→ Task goal
Only the lines from the start of the data through the line with "['#3b56a5', '#e6252b', '#231f20', '#8b9198'];" belong in the copy. Restate them word for word, minus the pictures.

————————

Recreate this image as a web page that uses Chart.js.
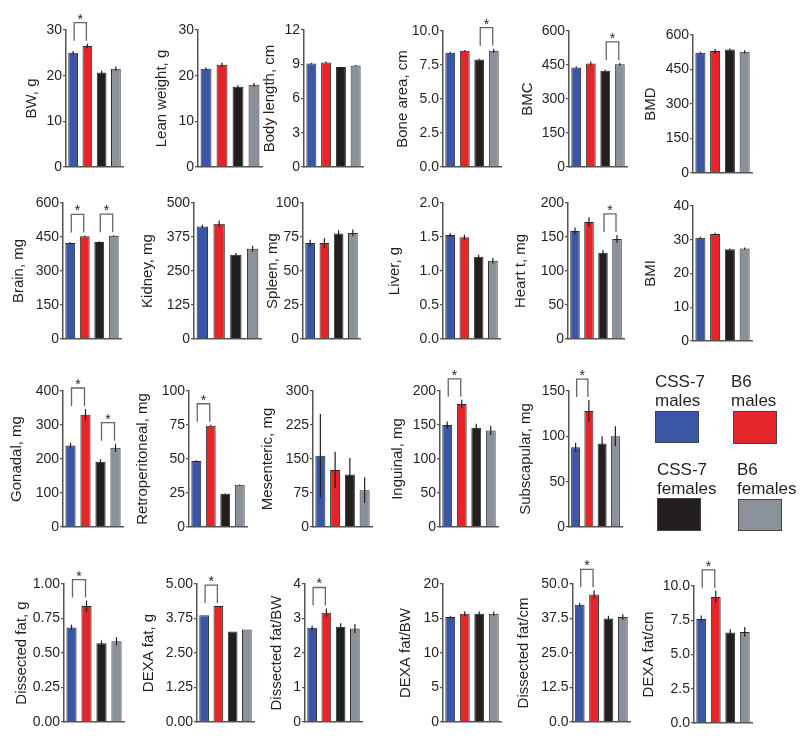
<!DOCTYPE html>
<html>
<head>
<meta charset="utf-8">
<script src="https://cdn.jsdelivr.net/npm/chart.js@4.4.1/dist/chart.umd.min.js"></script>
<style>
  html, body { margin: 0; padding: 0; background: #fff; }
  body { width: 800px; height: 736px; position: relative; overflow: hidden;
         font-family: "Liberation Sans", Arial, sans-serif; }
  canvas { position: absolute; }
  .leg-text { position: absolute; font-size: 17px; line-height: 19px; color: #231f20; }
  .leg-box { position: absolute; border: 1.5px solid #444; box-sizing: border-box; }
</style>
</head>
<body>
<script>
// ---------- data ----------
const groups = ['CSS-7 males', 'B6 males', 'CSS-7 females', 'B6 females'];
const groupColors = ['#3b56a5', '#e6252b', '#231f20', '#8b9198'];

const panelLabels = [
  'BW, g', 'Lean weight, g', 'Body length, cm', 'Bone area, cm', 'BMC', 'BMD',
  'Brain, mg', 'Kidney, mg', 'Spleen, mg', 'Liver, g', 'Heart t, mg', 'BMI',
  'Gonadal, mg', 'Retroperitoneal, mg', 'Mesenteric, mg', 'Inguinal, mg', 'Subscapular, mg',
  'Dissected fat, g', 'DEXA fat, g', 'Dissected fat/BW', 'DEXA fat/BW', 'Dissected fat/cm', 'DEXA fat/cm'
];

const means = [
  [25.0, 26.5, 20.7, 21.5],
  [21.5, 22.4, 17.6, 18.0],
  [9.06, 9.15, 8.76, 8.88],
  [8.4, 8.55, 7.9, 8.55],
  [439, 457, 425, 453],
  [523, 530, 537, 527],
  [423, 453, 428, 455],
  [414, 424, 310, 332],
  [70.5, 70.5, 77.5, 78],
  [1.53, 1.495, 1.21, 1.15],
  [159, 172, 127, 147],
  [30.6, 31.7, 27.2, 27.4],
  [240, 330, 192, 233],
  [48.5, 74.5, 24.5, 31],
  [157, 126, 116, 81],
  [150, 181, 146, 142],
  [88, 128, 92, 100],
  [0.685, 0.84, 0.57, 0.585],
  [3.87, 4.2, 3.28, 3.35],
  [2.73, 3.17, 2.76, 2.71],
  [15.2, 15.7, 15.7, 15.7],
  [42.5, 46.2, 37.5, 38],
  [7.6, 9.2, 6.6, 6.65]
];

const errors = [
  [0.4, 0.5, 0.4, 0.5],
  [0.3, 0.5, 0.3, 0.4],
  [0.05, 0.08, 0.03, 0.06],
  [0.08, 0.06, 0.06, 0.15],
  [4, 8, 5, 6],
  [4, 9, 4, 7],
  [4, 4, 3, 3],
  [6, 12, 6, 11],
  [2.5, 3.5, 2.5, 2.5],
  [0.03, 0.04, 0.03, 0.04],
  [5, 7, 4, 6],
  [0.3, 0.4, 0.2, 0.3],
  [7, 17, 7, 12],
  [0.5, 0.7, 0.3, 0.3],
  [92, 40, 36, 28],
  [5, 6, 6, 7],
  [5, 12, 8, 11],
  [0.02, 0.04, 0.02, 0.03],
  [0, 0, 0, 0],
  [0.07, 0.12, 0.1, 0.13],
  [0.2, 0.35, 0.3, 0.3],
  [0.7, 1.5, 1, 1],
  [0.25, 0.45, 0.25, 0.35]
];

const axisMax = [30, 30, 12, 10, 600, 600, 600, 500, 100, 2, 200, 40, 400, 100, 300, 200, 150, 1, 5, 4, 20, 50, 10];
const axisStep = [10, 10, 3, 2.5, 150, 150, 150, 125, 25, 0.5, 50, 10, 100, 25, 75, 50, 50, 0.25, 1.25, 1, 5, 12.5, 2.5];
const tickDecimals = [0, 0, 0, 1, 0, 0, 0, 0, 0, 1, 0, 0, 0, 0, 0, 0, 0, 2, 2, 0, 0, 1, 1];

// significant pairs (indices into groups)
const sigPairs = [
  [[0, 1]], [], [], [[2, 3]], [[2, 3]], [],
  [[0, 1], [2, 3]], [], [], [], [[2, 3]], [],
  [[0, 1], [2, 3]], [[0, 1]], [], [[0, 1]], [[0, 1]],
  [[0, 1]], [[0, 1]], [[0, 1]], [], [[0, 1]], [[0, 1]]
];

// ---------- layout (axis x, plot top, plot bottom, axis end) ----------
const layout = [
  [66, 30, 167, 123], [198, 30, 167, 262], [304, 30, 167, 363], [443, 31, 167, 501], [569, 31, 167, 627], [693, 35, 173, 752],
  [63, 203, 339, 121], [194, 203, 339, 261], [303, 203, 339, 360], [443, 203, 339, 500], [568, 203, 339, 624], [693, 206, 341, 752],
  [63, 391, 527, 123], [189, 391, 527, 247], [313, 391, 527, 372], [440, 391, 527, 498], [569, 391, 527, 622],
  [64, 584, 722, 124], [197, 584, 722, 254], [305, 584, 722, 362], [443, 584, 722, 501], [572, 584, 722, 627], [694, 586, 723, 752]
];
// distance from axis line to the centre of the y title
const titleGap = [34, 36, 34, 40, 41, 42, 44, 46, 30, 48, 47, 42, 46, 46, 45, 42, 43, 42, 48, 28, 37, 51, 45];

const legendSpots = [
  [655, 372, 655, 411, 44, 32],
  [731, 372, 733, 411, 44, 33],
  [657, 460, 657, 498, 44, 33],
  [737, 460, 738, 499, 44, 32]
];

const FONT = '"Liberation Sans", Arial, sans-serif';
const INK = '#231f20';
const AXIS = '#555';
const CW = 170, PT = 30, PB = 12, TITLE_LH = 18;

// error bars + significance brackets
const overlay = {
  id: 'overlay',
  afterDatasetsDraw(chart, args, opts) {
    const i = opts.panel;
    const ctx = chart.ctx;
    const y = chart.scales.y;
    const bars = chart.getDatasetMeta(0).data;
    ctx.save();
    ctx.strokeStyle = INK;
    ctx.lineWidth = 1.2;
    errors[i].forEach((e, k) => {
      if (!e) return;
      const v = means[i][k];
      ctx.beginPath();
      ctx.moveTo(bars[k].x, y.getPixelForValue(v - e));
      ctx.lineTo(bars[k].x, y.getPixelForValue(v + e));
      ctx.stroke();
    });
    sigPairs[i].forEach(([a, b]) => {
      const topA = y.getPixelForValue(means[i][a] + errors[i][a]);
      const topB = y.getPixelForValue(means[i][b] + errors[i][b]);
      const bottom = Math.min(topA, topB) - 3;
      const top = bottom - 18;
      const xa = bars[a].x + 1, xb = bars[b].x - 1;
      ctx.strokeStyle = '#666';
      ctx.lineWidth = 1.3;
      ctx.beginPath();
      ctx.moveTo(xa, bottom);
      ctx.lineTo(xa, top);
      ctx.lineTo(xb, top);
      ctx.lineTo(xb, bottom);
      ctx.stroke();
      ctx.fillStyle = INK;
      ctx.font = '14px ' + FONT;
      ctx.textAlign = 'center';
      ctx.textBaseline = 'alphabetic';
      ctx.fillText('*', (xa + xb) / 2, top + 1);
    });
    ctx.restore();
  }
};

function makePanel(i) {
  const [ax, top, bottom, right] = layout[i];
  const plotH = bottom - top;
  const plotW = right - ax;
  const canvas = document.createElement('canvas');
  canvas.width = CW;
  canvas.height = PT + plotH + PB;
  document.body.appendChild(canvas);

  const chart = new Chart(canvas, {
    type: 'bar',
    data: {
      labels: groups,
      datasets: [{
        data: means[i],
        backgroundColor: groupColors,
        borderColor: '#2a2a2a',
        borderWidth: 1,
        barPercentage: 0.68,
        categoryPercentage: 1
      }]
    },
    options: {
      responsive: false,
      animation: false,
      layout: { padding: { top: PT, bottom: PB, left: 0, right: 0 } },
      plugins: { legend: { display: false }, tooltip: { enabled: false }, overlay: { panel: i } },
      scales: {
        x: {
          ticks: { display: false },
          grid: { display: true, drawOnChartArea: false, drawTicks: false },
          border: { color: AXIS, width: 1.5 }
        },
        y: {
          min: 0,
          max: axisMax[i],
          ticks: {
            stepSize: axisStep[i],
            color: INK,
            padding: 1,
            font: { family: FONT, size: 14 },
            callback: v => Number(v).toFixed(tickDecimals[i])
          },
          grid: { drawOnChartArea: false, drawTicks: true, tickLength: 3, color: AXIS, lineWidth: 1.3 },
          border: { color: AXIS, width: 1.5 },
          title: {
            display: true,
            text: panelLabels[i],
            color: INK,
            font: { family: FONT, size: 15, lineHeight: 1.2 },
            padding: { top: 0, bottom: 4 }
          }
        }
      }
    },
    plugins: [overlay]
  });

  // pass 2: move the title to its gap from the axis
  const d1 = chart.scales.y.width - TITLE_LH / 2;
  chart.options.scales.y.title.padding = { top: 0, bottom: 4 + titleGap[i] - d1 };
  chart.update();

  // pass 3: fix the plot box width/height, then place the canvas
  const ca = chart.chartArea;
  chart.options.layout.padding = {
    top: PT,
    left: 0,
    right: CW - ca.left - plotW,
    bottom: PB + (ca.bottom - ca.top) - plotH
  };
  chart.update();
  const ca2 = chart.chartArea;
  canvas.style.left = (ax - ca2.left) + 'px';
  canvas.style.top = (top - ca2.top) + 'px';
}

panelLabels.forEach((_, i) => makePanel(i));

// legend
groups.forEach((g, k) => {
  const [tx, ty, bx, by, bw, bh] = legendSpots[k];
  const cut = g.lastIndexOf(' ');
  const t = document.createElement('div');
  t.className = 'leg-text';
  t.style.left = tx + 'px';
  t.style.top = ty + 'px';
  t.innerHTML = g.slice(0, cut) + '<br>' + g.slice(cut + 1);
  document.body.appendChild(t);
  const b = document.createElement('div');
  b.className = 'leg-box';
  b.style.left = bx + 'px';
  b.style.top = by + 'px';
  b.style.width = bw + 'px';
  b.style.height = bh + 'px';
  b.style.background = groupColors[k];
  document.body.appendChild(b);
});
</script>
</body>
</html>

————————

→ Solution for this problem
Recreate this image as a web page that uses Chart.js.
<!DOCTYPE html>
<html>
<head>
<meta charset="utf-8">
<script src="https://cdn.jsdelivr.net/npm/chart.js@4.4.1/dist/chart.umd.min.js"></script>
<style>
  html, body { margin: 0; padding: 0; background: #fff; }
  body { width: 800px; height: 736px; position: relative; overflow: hidden;
         font-family: "Liberation Sans", Arial, sans-serif; }
  canvas { position: absolute; }
  .leg-text { position: absolute; font-size: 17px; line-height: 19px; color: #231f20; }
  .leg-box { position: absolute; border: 1.5px solid #444; box-sizing: border-box; }
</style>
</head>
<body>
<script>
// ---------- data ----------
const groups = ['CSS-7 males', 'B6 males', 'CSS-7 females', 'B6 females'];
const groupColors = ['#3b56a5', '#e6252b', '#231f20', '#8b9198'];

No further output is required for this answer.